Syntax: yield scrapy.Request(url, callback, method=’GET’, headers=None, body=None)

Parameter:

As you can see the above code line is a typical Scrapy Request with its parameters which are,

`url`: This is the URL of the website you want to scrape.

`callback`: The method or handler that will process the response received

`method`: This is an optional parameter that represents the HTTP method to be used.

`headers`: Again an optional parameter this includes the header in the request.

`body`: This refers to the request body mostly used while performing a POST request.

Making Requests using Scrapy

Now, when sending Requests using Scrapy, we send a Request object which represents an HTTP request sent to a website. To understand the requests in Scrapy let’s consider the following example,

The consists of a class named `Myspider` in which we have 2 methods first `start_requests` which will make a scrapy request to the URL provided and the second `parse` which will be called when a response is received it is used for parsing the response but in this, we are just printing it.

Python

# performing a scrapy request to get the data from the website 
import scrapy
 
class MySpider(scrapy.Spider):
    name = 'scrapy_example'
     
    def start_requests(self):
        yield scrapy.Request(url='http://www.example.com', callback=self.parse)
     
    def parse(self, response):
        # Process the response here
 
        print(response.body)

To run the code use the following command,

$ scrapy runspider .\<script_filename>.py

Once the script is executed it makes an HTTP request to the URL mentioned and after getting a response it will print the content of the response body as follow.

The first image contains and in the second one we can see all the stat related to this particular Scapy request.

The HTML of the website received as a response

Stat related to this particular Scapy request

Handling Responses

Once a request is made to a particular website using Scrapy and the request does not lead to any error then in return the website server sends a Response object that has a number of properties associated with it which can be used to extract data related to the website and the request-response performed. A Scrapy Request Object consists of the following information:

HTTP status code.
any headers if required.
the response body containing all the data.
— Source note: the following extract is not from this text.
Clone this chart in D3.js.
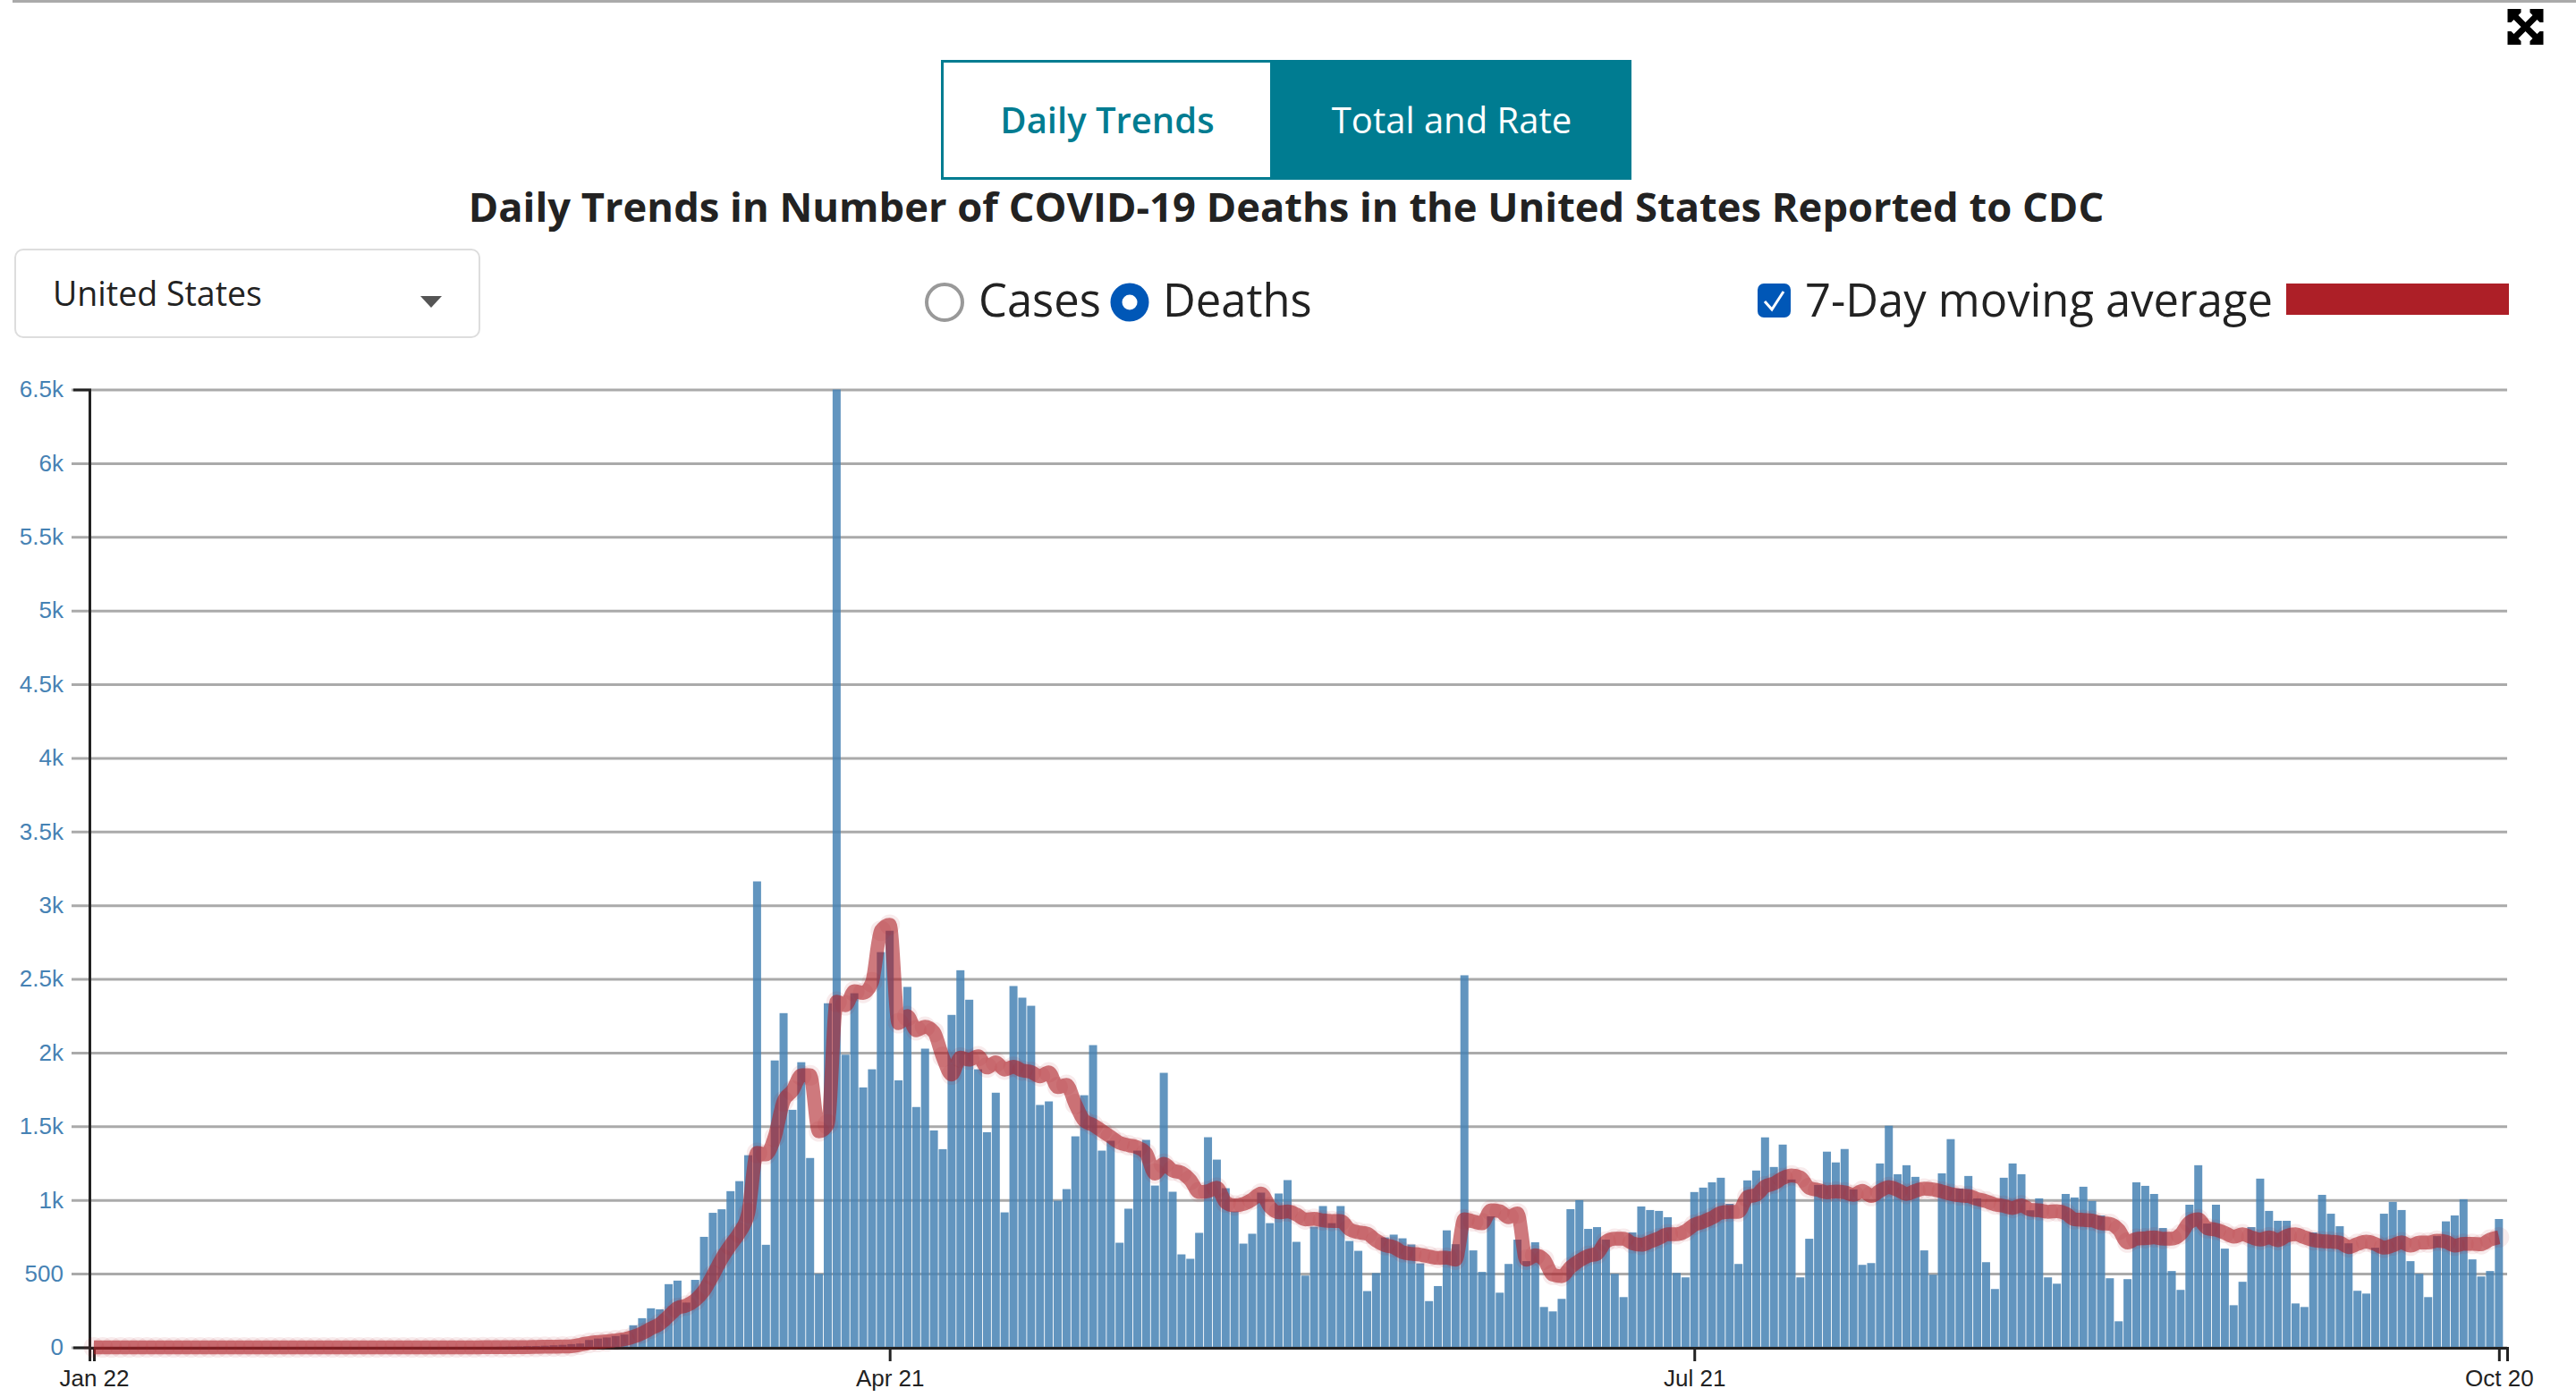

Now that we know how to make a scrapy request to a URL and get data, let’s see how we can parse the response data so we can extract the required information from it.

Python3

import scrapy
 
class MySpider(scrapy.Spider):
    name = 'scrapy_example'
     
    def start_requests(self):
        yield scrapy.Request(url='http://www.example.com',
                             callback=self.parse)
     
    def parse(self, response):
        # Extract data from the response from all h1 and p tags
        headings = response.css('h1::text').getall()
        paragraphs = response.css('p::text').getall()
         
        # Print the extracted data
        print("Headings:")
        for heading in headings:
            print(heading)
         
        print("\nParagraphs:")
        for paragraph in paragraphs:
            print(paragraph)

We’ve created a spider called MySpider in the above code. Once we execute the above code the `start_requests` method is called and makes the request to the URL provided. After the request response is received from the web server that contains the data it is passed to the parse() method.

In the parse method, we extract all the h1 and p tags data from the response and print it to the console as shown in the illustration below: